Song Meaning
The lyrics paint a stark picture of profound despair and a desperate fight for self-worth. The opening lines immediately establish a sense of hitting rock bottom, with imagery like "a 44 against an empty cell" and the raw question, "Can I get any lower?" This isn't just sadness; it's a suffocating emptiness where joy is actively "prevented." The narrator feels "marked by nature's choice" and experiences "early morning bleeding," suggesting a deep, perhaps inescapable, personal suffering.
The core tension arises from the narrator's internal struggle against an external force that seems determined to inflict pain. The repeated "Someone's preventing passion" and "Someone's preventing me" points to an antagonist, real or perceived, that thrives on the narrator's misery. This external pressure is amplified by the phrase "burning and still you throw gasoline," a powerful metaphor for exacerbating suffering, especially when coupled with the sarcastic "pain I so 'deserve.'"

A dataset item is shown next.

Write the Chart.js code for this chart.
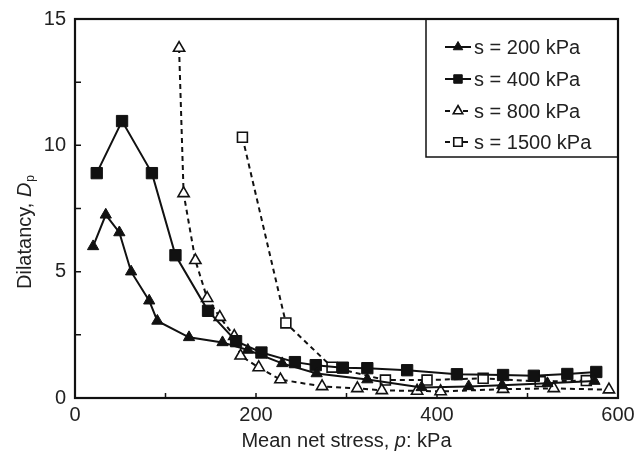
<!DOCTYPE html>
<html>
<head>
<meta charset="utf-8">
<script src="https://cdn.jsdelivr.net/npm/chart.js@4.4.0/dist/chart.umd.min.js"></script>
<style>
  html, body { margin: 0; padding: 0; background: #ffffff; }
  #wrap { width: 639px; height: 459px; }
</style>
</head>
<body>
<div id="wrap"><canvas id="c" width="639" height="459"></canvas></div>
<script>
// Mean net stress p (kPa) and dilatancy Dp for each suction level
const p200  = [20, 34, 49, 62, 82, 91, 126, 163, 191, 229, 267, 323, 383, 435, 472, 522, 574];
const d200  = [6.0, 7.25, 6.55, 5.0, 3.85, 3.05, 2.4, 2.2, 1.9, 1.37, 0.97, 0.73, 0.42, 0.46, 0.5, 0.58, 0.67];

const p400  = [24, 52, 85, 111, 147, 178, 206, 243, 266, 296, 323, 367, 422, 473, 507, 544, 576];
const d400  = [8.9, 10.96, 8.9, 5.65, 3.45, 2.25, 1.8, 1.42, 1.3, 1.2, 1.18, 1.1, 0.94, 0.91, 0.88, 0.95, 1.03];

const p800  = [115, 120, 133, 146, 160, 176, 183, 203, 227, 273, 312, 339, 378, 404, 473, 529, 590];
const d800  = [13.85, 8.1, 5.45, 3.95, 3.2, 2.45, 1.67, 1.21, 0.73, 0.46, 0.38, 0.3, 0.28, 0.26, 0.35, 0.38, 0.33];

const p1500 = [185, 233, 284, 343, 389, 451, 514, 565];
const d1500 = [10.32, 2.97, 1.22, 0.71, 0.71, 0.78, 0.65, 0.69];

const seriesLabels = ['s = 200 kPa', 's = 400 kPa', 's = 800 kPa', 's = 1500 kPa'];
const xTickLabels = [0, 200, 400, 600];
const yTickLabels = [0, 5, 10, 15];

const INK = '#111111';
const TEXT = '#222222';
const FONT = "'Liberation Sans', Arial, Helvetica, sans-serif";

function pairs(xs, ys) { return xs.map((x, i) => ({ x: x, y: ys[i] })); }

function series(label, xs, ys, style, filled, dashed, radius) {
  return {
    label: label,
    data: pairs(xs, ys),
    borderColor: INK,
    borderWidth: 2,
    borderDash: dashed ? [5, 4] : [],
    pointStyle: style,
    pointRadius: radius,
    pointHoverRadius: radius,
    pointBackgroundColor: filled ? INK : '#ffffff',
    pointBorderColor: INK,
    pointBorderWidth: filled ? 1 : 1.6,
    tension: 0,
    fill: false
  };
}

const datasets = [
  series(seriesLabels[0], p200, d200, 'triangle', true, false, 6.5),
  series(seriesLabels[1], p400, d400, 'rect', true, false, 8),
  series(seriesLabels[2], p800, d800, 'triangle', false, true, 6.5),
  series(seriesLabels[3], p1500, d1500, 'rect', false, true, 7)
];

// Frame, inward ticks, axis titles and the legend box
const decor = {
  id: 'decor',
  beforeDatasetsDraw(chart) {
    const { ctx, chartArea: a, scales: { x, y } } = chart;
    ctx.save();
    ctx.strokeStyle = INK;
    ctx.lineWidth = 2.2;
    ctx.strokeRect(a.left, a.top, a.right - a.left, a.bottom - a.top);
    ctx.lineWidth = 1.5;
    ctx.beginPath();
    for (let v = 100; v < 600; v += 100) {
      const px = x.getPixelForValue(v);
      ctx.moveTo(px, a.bottom); ctx.lineTo(px, a.bottom - 5);
    }
    for (let v = 2.5; v < 15; v += 2.5) {
      const py = y.getPixelForValue(v);
      ctx.moveTo(a.left, py); ctx.lineTo(a.left + 6, py);
    }
    ctx.stroke();
    ctx.restore();
  },
  afterDraw(chart) {
    const { ctx, chartArea: a } = chart;
    ctx.save();
    ctx.fillStyle = TEXT;
    ctx.textBaseline = 'middle';

    // x title: Mean net stress, p: kPa
    const reg = '20px ' + FONT, ita = 'italic 20px ' + FONT;
    const xParts = [['Mean net stress, ', reg], ['p', ita], [': kPa', reg]];
    let w = 0;
    xParts.forEach(t => { ctx.font = t[1]; w += ctx.measureText(t[0]).width; });
    let cx = (a.left + a.right) / 2 - w / 2;
    ctx.textAlign = 'left';
    xParts.forEach(t => { ctx.font = t[1]; ctx.fillText(t[0], cx, 441); cx += ctx.measureText(t[0]).width; });

    // y title: Dilatancy, Dp
    ctx.translate(25, 232);
    ctx.rotate(-Math.PI / 2);
    const sub = '12px ' + FONT;
    const yParts = [['Dilatancy, ', reg, 0], ['D', ita, 0], ['p', sub, 6]];
    w = 0;
    yParts.forEach(t => { ctx.font = t[1]; w += ctx.measureText(t[0]).width + (t[2] ? 1 : 0); });
    cx = -w / 2;
    yParts.forEach(t => { ctx.font = t[1]; if (t[2]) cx += 1; ctx.fillText(t[0], cx, t[2]); cx += ctx.measureText(t[0]).width; });
    ctx.setTransform(1, 0, 0, 1, 0, 0);

    // legend
    ctx.strokeStyle = INK;
    ctx.lineWidth = 1.5;
    ctx.strokeRect(426, a.top, a.right - 426, 157 - a.top);
    const rows = [47, 79, 111, 142];
    chart.data.datasets.forEach((ds, i) => {
      const yy = rows[i];
      ctx.save();
      ctx.strokeStyle = INK;
      ctx.lineWidth = 2;
      ctx.setLineDash(ds.borderDash);
      ctx.beginPath();
      ctx.moveTo(445, yy); ctx.lineTo(471, yy);
      ctx.stroke();
      ctx.restore();
      ctx.save();
      ctx.fillStyle = ds.pointBackgroundColor;
      ctx.strokeStyle = INK;
      ctx.lineWidth = ds.pointBorderWidth;
      Chart.helpers.drawPoint(ctx, { pointStyle: ds.pointStyle, radius: ds.pointStyle === 'rect' ? 6 : 5.5, rotation: 0, borderWidth: ds.pointBorderWidth }, 458, yy);
      ctx.restore();
      ctx.font = reg;
      ctx.fillStyle = TEXT;
      ctx.textAlign = 'left';
      ctx.fillText(ds.label, 474, yy + 1);
    });
    ctx.restore();
  }
};

new Chart(document.getElementById('c'), {
  type: 'line',
  data: { datasets: datasets },
  options: {
    responsive: false,
    animation: false,
    devicePixelRatio: 1,
    layout: { padding: { top: 19, right: 21, left: 0, bottom: 0 } },
    plugins: { legend: { display: false }, tooltip: { enabled: false } },
    scales: {
      x: {
        type: 'linear',
        min: 0, max: 600,
        afterBuildTicks: s => { s.ticks = xTickLabels.map(v => ({ value: v })); },
        afterFit: s => { s.height = 61; s.paddingLeft = 0; s.paddingRight = 0; },
        grid: { display: false, drawTicks: false },
        border: { display: false },
        ticks: { color: TEXT, font: { family: FONT, size: 20 }, padding: 5, maxRotation: 0 }
      },
      y: {
        min: 0, max: 15,
        afterBuildTicks: s => { s.ticks = yTickLabels.map(v => ({ value: v })); },
        afterFit: s => { s.width = 75; s.paddingTop = 0; s.paddingBottom = 0; },
        grid: { display: false, drawTicks: false },
        border: { display: false },
        ticks: { color: TEXT, font: { family: FONT, size: 20 }, padding: 9 }
      }
    }
  },
  plugins: [decor]
});
</script>
</body>
</html>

The turning point arrives with the defiant declaration, "No more." This refrain marks a shift from passive suffering to active resistance. The narrator reclaims agency, moving from "standing in the shades" to declaring "V.i.p. no longer low." The raw anger and assertion, "I do what the fuck I wanna do," and the challenge, "Do you feel threatened punk!?" showcase a fierce reclaiming of identity and perspective, rejecting the notion that their suffering is deserved or final.
Ultimately, the lyrics find their catharsis in a defiant embrace of self-definition, culminating in the powerful assertion, "Hell is for heroes." This isn't an admission of defeat, but a rejection of conventional heroism as a path to salvation. Instead, the narrator claims their own value, suggesting that true strength lies not in stoic suffering or noble sacrifice, but in surviving the inferno and emerging on their own terms, alive and unbowed.